Esse panorama também é visto no exterior. Uma lucratividade entre 70% e 120% maior e um retorno sobre o investimento de 15% a 25% ao longo de 10 anos foram os achados de um estudo com 100 agricultores americanos sobre a transição da agricultura convencional para a incorporação de práticas mais regenerativas em escala. O levantamento foi feito pela Boston Consulting Group (BCG) e pela coalizão One Planet Business for Biodiversity (OP2B), do World Business Council for Sustainable Development (WBCSD).

Outro resultado relevante é a resiliência a mudanças climáticas. Diante de uma das maiores secas já vistas no Brasil, a falta de chuva tem castigado os produtores. O presidente da Gaas conta que em lugares como o Sudoeste goiano há registro de 60 dias de chuvas durante o ciclo de plantação de soja.  

“O ciclo da soja dura entre 100 e 120 dias. Imagina faltar a chuva na metade do ciclo? Estamos vendo os produtores [que adotam práticas regenerativas] conseguindo manter a produtividade”, diz. “Quando você compara isso com um plantio convencional, com 20 dias sem chuva, ele já despenca de 70 para 50 sacas por hectare.”

  1. O que ainda falta para a maior adoção? 

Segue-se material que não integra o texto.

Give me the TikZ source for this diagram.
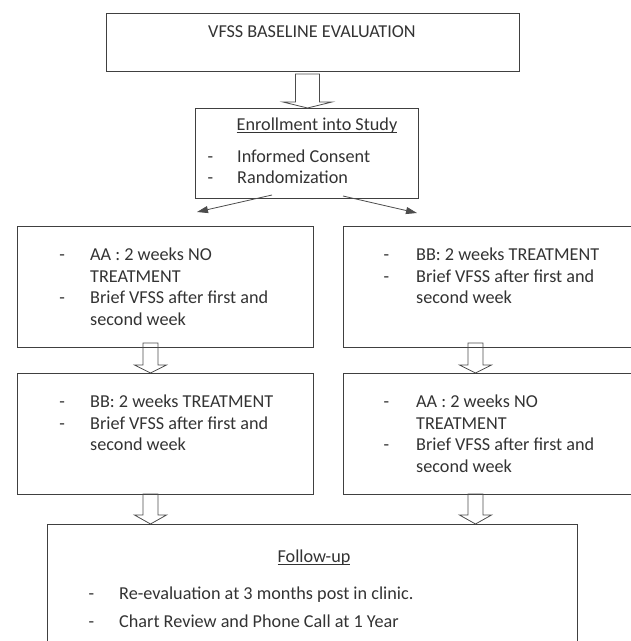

Assim como os potenciais, os desafios são muitos: faltam investimento e financiamento direcionados e conhecimento por quem está na ponta, os produtores e agrônomos. 

O estudo do BCG mostra que durante a transição da agricultura convencional para a regenerativa, o que leva em média de três a cinco anos, os agricultores podem esperar uma perda de lucratividade de até US$ 40 por acre até que o sistema esteja maduro. 

O relatório aponta que, no contexto americano, o risco financeiro de curto prazo para os agricultores em transição pode ser mitigado por programas de compartilhamento de custos, melhores termos de seguro, subsídios governamentais, prêmios de preço, programas de empréstimos e mercados de serviços ecossistêmicos.

“Tanto as empresas quanto os governos precisam se esforçar para diminuir o fardo sobre os agricultores e acelerar a transição para práticas agrícolas mais sustentáveis”, diz Sonya Hoo, diretora e sócia da BCG.

No contexto brasileiro, a avaliação é de que o país tem uma regulamentação adequada para dar segurança jurídica para os produtores de agricultura regenerativa, com legislação sobre sementes, remineralizadores e pagamento por serviços ambientais. A única que falta é a de bioinsumos, que tem propostas de projeto de lei em tramitação no Congresso. 

A falta de uma taxonomia que defina o conceito pode ser um entrave para a criação de políticas de fomento. “Precisamos ter diretrizes claras e únicas que direcionem práticas, financiamento, tanto público quanto privado, os produtores rurais que querem adotar as prática, as indústrias que querem se posicionar”, diz Barbieri, da Folio.